Sector Trends: Packaging Automation, Reshoring and Robotics

The backdrop for packaging automation has been supportive. Industry estimates suggest the global packaging automation market could grow from around USD 86bn in 2026 towards USD 122bn by 2031, implying a mid-single-digit compound annual growth rate. The drivers are familiar but powerful.

Labour Dynamics and Automation Demand

Persistent labour shortages and rising wage costs have pushed many manufacturers to invest in automation that was once considered optional. In packaging lines specifically, robotics, machine vision and AI-driven software are increasingly described as mission-critical rather than discretionary.

Reshoring and Near-Shoring

A second tailwind is the reshoring and near-shoring trend. Manufacturers in North America and Europe have been investing in high-value, flexible automation to bring production closer to home and reduce supply-chain fragility. For a UK-based automation specialist with international reach, this is a potentially meaningful source of demand.

Robotics and Smart Lines

The shift towards collaborative robots, high-speed delta robots and smarter, vision-enabled systems plays to the strengths of integrators that can combine hardware and software.

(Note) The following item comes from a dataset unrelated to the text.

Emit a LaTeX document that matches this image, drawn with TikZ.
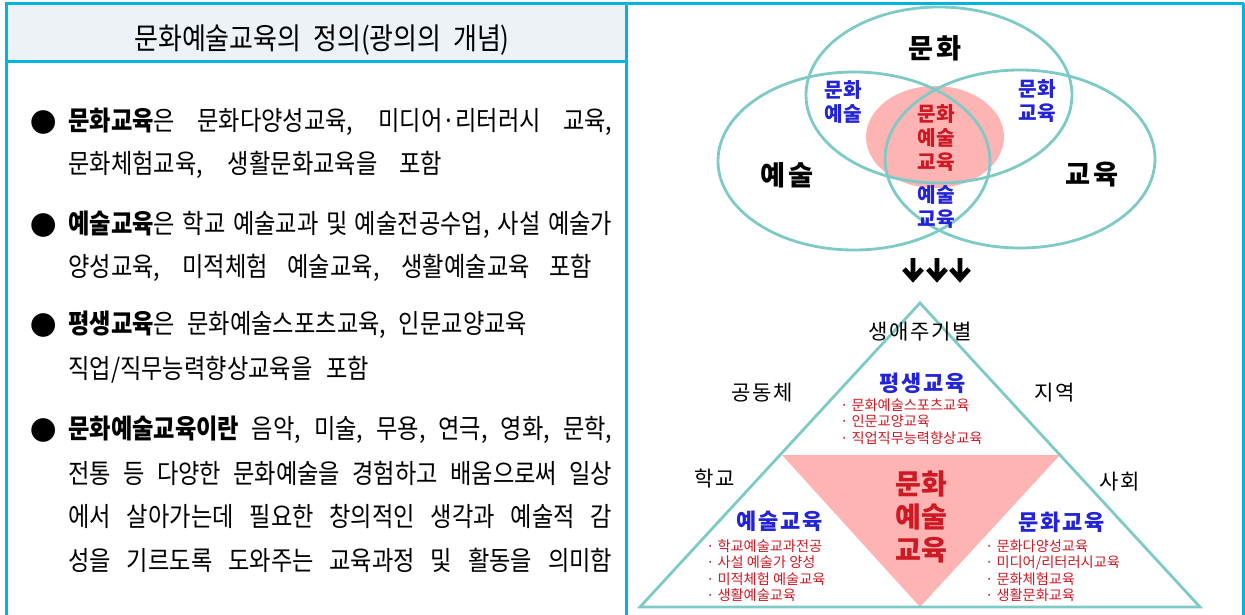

Mpac's positioning in end-of-line robotics and integrated solutions aligns with this direction of travel.

None of this guarantees commercial success for any individual company, but it does frame the kind of structural demand that can underpin a small-cap automation business over the long term.

Investor Sentiment and Market Reaction

For a stock the size of Mpac, investor sentiment can swing on relatively little news. A reported director buy can therefore have an outsized effect on perception, even if the financial sums involved are modest. Some investors interpret such purchases as confirmation that management sees value; others remain cautious until the next set of trading figures.

The market reaction to insider buying at small caps is often muted in the short term, then more visible if subsequent results validate the implied confidence. In practice, the director transaction is best seen as a piece of context that may colour sentiment rather than a catalyst in its own right.

Risks Investors Should Weigh

Several risks are worth keeping in view:

  • Small-cap liquidity. Mpac is a relatively small company, and its shares can be less liquid than those of larger industrials. That can amplify price moves in both directions and make positions harder to exit.
  • Contract timing. As a capital-equipment provider, Mpac's revenues can be lumpy, dependent on the timing of large customer orders. A delayed or cancelled contract can materially affect a single period.
  • Macroeconomic sensitivity. Customer capital expenditure decisions are sensitive to the broader economic cycle, interest rates and confidence levels.
  • Execution risk. Integrating acquisitions and delivering complex automation projects carries operational risk.

A director's purchase does nothing to remove these risks. It simply adds one more piece of information to the mosaic.

Conclusion

The reported director transaction at Mpac Group (MPAC) on 9 June 2026 has put a long-established but transformed automation business back in the spotlight. Set against a recovering share price, an improved order book and supportive sector trends in packaging automation, reshoring and robotics, the purchase fits a pattern that many investors find encouraging.

Yet insider buying is a signal, not a certainty. The risks of small-cap liquidity, lumpy contract timing and macroeconomic sensitivity remain real. For investors researching Mpac Group, the most balanced approach is to treat the director dealing as a prompt for deeper analysis rather than a reason to act in haste, weighing the company's genuine strengths against the uncertainties that any small-cap industrial faces.